Pairing periodic penetration testing with continuous practices like secure code review, dependency scanning, and bug bounty programs creates a layered defense that doesn't rely on any single assessment.
Selecting the Right Provider
When evaluating web application penetration testing services, look for relevant certifications such as OSCP, OSWE, GWAPT, CREST, and CEH, but treat them as a baseline rather than a guarantee. Ask for sample reports — sanitized if needed — to judge depth and clarity. Discuss methodology in detail and confirm that manual testing forms a significant part of the work, not just automated scans rebadged as a penetration test.
References from clients in your industry are particularly valuable. A provider experienced with similar tech stacks and compliance regimes will deliver more relevant findings than a generalist.
Turning Findings Into Action
The real value of a penetration test comes from what happens after delivery.

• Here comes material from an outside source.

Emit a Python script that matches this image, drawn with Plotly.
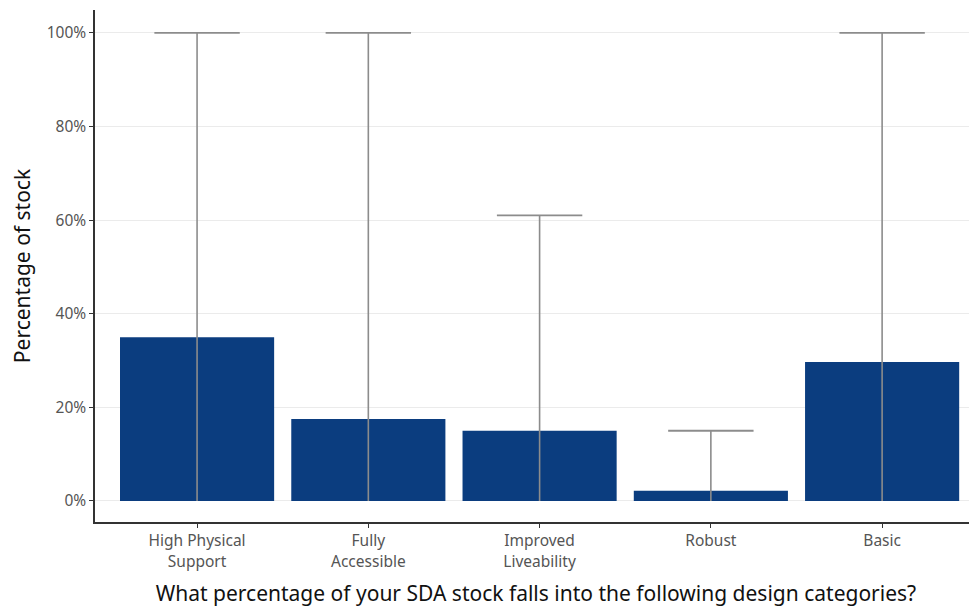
import plotly.graph_objects as go

categories = ["High Physical<br>Support", "Fully<br>Accessible", "Improved<br>Liveability", "Robust", "Basic"]
mean_pct = [35, 17.5, 15, 2.2, 29.7]
max_pct = [100, 100, 61, 15, 100]
min_pct = [0, 0, 0, 0, 0]

x_idx = list(range(len(categories)))

fig = go.Figure()
fig.add_trace(go.Bar(
    x=x_idx, y=mean_pct, width=0.9,
    marker=dict(color="#0b3d7f", line=dict(width=0)),
    showlegend=False, hoverinfo="skip",
))

# vertical whiskers from min to max
wx, wy = [], []
for i, lo, hi in zip(x_idx, min_pct, max_pct):
    wx += [i, i, None]
    wy += [lo, hi, None]
fig.add_trace(go.Scatter(
    x=wx, y=wy, mode="lines",
    line=dict(color="#8c8c8c", width=1.6),
    showlegend=False, hoverinfo="skip",
))
# top caps
fig.add_trace(go.Scatter(
    x=x_idx, y=max_pct, mode="markers",
    marker=dict(symbol="line-ew", size=61, line=dict(color="#8c8c8c", width=1.8)),
    showlegend=False, hoverinfo="skip",
))

font_family = "'Noto Sans', 'Open Sans', sans-serif"
fig.update_layout(
    width=969, height=600,
    margin=dict(l=87, r=0, t=2, b=86),
    plot_bgcolor="white", paper_bgcolor="white",
    font=dict(family=font_family, color="#222"),
)
fig.update_xaxes(
    range=[-0.596, 4.554],
    tickmode="array", tickvals=x_idx, ticktext=categories,
    tickfont=dict(size=15.5, color="#555555"),
    showline=True, linecolor="#333", linewidth=1.5,
    ticks="outside", ticklen=4, tickcolor="#333",
    showgrid=False, zeroline=False,
    title=dict(text="What percentage of your SDA stock falls into the following design categories?",
               font=dict(size=21, color="#111"), standoff=16),
)
fig.update_yaxes(
    range=[-4.5, 104.9],
    tickvals=[0, 20, 40, 60, 80, 100],
    ticktext=["0%", "20%", "40%", "60%", "80%", "100%"],
    tickfont=dict(size=15.5, color="#555555"),
    showline=True, linecolor="#333", linewidth=1.5,
    ticks="outside", ticklen=4, tickcolor="#333",
    showgrid=True, gridcolor="#ebebeb", gridwidth=1.2, zeroline=False,
    title=dict(text="Percentage of stock", font=dict(size=21, color="#111"), standoff=12),
)
fig.write_html("out.html")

Findings should be triaged into a remediation plan with clear owners and deadlines, integrated into the same issue tracker your engineering team already uses. High-severity issues deserve immediate attention; lower-severity findings can often be addressed during normal sprint cycles.
Trends across multiple reports are especially insightful. Repeated authorization failures, for example, may indicate that a deeper architectural change is needed rather than another round of patching.
Conclusion
Web application penetration testing services translate abstract security concerns into concrete, actionable evidence. They reveal not just isolated bugs but patterns of risk that internal teams can use to harden architectures, training programs, and processes. For any organization whose business depends on a web application, investing in regular, high-quality penetration testing is one of the most cost-effective ways to protect customers, comply with regulations, and demonstrate a serious commitment to security.